Crackdown on Misclassifying Employees
We have received a few emails asking whether or not our services will be affected by the new laws in PA, NH, and other states. We do not try misclassifying employees purposely to save an employer on Workers Comp premiums. We feel that employers should pay their fair share but not one penny more.
The two articles below deal with misclassifying employees as subcontractors. This is being looked at more closely by all states. If you are unsure about how to classify employees, get in contact with us ASAP.
This does not mean that you cannot question your current employee Classification Codes for Workers Comp along with other parts of your Workers Comp policy.
Pennsylvania bill to make misclassifying workers a felony progresses
Pittsburgh Business Times
A Pennsylvania bill that would make it a third-degree felony to intentionally misclassify an employee as an independent contractor passed the House Monday and is headed to the Senate for consideration.
The legislation, sponsored by Rep. Bryan R. Lentz, a Delaware County Democrat, would establish the presumption that workers in construction are employees and place the burden on employers to prove otherwise to the Department of Labor and Industry.
“Not only are these workers being shortchanged in pay and benefits, they are being put in legal jeopardy,” Lentz said. “Other workers unknowingly sign away their benefits and workers’ compensation when they are told they must sign or risk losing their job.”
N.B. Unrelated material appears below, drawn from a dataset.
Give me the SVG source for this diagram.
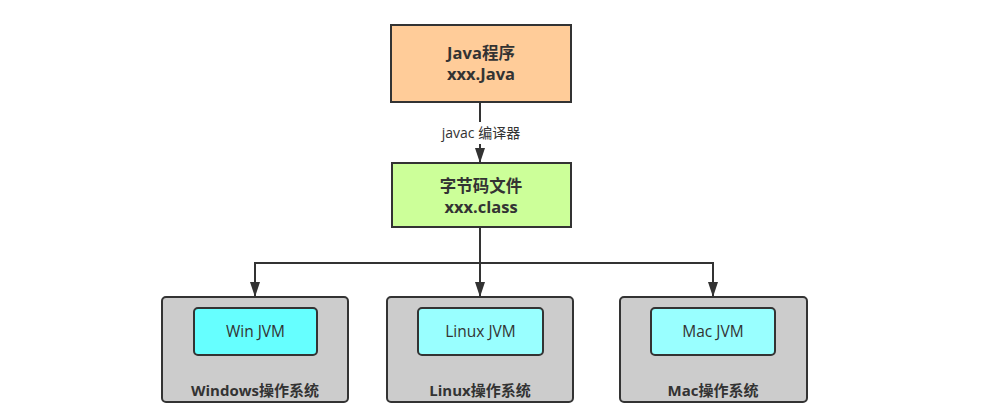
<svg xmlns="http://www.w3.org/2000/svg" width="992" height="418" viewBox="0 0 992 418">
<style>
.box{stroke:#333;stroke-width:2}
.t{font-family:"Open Sans","Noto Sans CJK SC",sans-serif;fill:#333;text-anchor:middle}
.b{font-weight:bold;font-size:16.500px}
.os{font-weight:bold;font-size:15px}
.j{font-size:15.500px}
.c{fill:none;stroke:#333;stroke-width:2}
</style>
<defs>
<marker id="ar" viewBox="0 0 15 10" refX="14" refY="5" markerWidth="15" markerHeight="10" orient="auto" markerUnits="userSpaceOnUse">
<path d="M0,0 L15,5 L0,10 z" fill="#333"/>
</marker>
</defs>
<rect width="992" height="418" fill="#fff"/>
<g id="connectors">
<path class="c" d="M480,102 V162" marker-end="url(#ar)"/>
<rect x="430" y="122" width="100" height="22" fill="#fff"/>
<text class="t" x="481" y="138" font-size="14">javac 编译器</text>
<path class="c" d="M480,227 V296" marker-end="url(#ar)"/>
<path class="c" d="M480,263 H255 V296" marker-end="url(#ar)"/>
<path class="c" d="M480,263 H713 V296" marker-end="url(#ar)"/>
</g>
<g id="java">
<rect class="box" x="391" y="25" width="180" height="77" fill="#FFCC99"/>
<text class="t b" x="481" y="59">Java程序</text>
<text class="t b" x="481" y="80">xxx.Java</text>
</g>
<g id="bytecode">
<rect class="box" x="392" y="163" width="179" height="64" fill="#CCFF99"/>
<text class="t b" x="481" y="192">字节码文件</text>
<text class="t b" x="481" y="213">xxx.class</text>
</g>
<g id="windows">
<rect class="box" x="162" y="297" width="186" height="105" rx="4" fill="#CCCCCC"/>
<rect class="box" x="194" y="308" width="123" height="47" rx="4" fill="#66FFFF"/>
<text class="t j" x="255.500" y="337">Win JVM</text>
<text class="t os" x="255" y="396">Windows操作系统</text>
</g>
<g id="linux">
<rect class="box" x="387" y="297" width="186" height="105" rx="4" fill="#CCCCCC"/>
<rect class="box" x="418" y="308" width="125" height="47" rx="4" fill="#99FFFF"/>
<text class="t j" x="480.500" y="337">Linux JVM</text>
<text class="t os" x="480" y="396">Linux操作系统</text>
</g>
<g id="mac">
<rect class="box" x="620" y="297" width="187" height="105" rx="4" fill="#CCCCCC"/>
<rect class="box" x="651" y="308" width="124" height="47" rx="4" fill="#99FFFF"/>
<text class="t j" x="713" y="337">Mac JVM</text>
<text class="t os" x="713" y="396">Mac操作系统</text>
</g>
</svg>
To classify a worker as an independent contractor, an employer would have to show the worker is free from control or direction to perform the service, the service is outside the usual course of the business and the person is customarily engaged in an independently established trade, occupation, profession or business. In addition to a felony charge, employers that intentionally misclassify workers would also face fines. Misclassification because of negligence would be a summary offense with fines.
“It simply is a fairness issue,” Lentz said. “Employers should not be able to do business in Pennsylvania without paying the taxes that everyone else pays, and without providing the protections and benefits to their workers that Pennsylvania law requires.”
While the financial toll hasn’t been quantified in Pennsylvania, misclassification of workers results in Illinois losing $34.8 million annually in workers’ comp premiums in its construction industry alone, according to estimates. New York loses as much as $176 million annually in unemployment insurance premiums. Massachusetts is estimated to lose between $12.6 million and $25 million annually in unemployment insurance premiums and between $91 million and $152 million in income taxes.
N.H. targeting firms that misclassify employees as contract workers
Article Date: Wednesday, June 11, 2008
CONCORD – Four state agencies will be working cooperatively to help ensure that the rights of all workers are protected from the illegal practice of misclassification. The New Hampshire Department of Labor, New Hampshire Employment Security, the New Hampshire Insurance Department, and the New Hampshire Department of Revenue Administration have met as part of a task force that will address complaints regarding companies circumventing state laws by misclassifying employees as independent contractors.
This illegal practice denies workers basic rights as employees and hurts the competitiveness of law-abiding businesses. Department of Labor Commissioner George Copadis said, “Each year the State of New Hampshire loses valuable employment taxes and unemployment revenues due to the misclassification of workers. The time has come for our agencies to join together to crack down on these illegal practices for the betterment of workers and all those businesses that operate honestly in our state.”Businesses and individuals that knowingly defraud any insurance carrier relative to workers’ compensation insurance policy may face criminal prosecution.
In addition, companies that don’t provide proper workers’ compensation coverage for their employees may be assessed a civil penalty of up to $2,500 along with up to $100 per employee for each day of noncompliance, and may also face criminal prosecution. New Hampshire Employment Security may fine businesses up to $25 per day per misclassified employee and a possible additional discretionary $1,000 flat fine. The New Hampshire Department of Revenue Administration would require repayment of understated revenue plus up to 25 percent additional tax plus interest.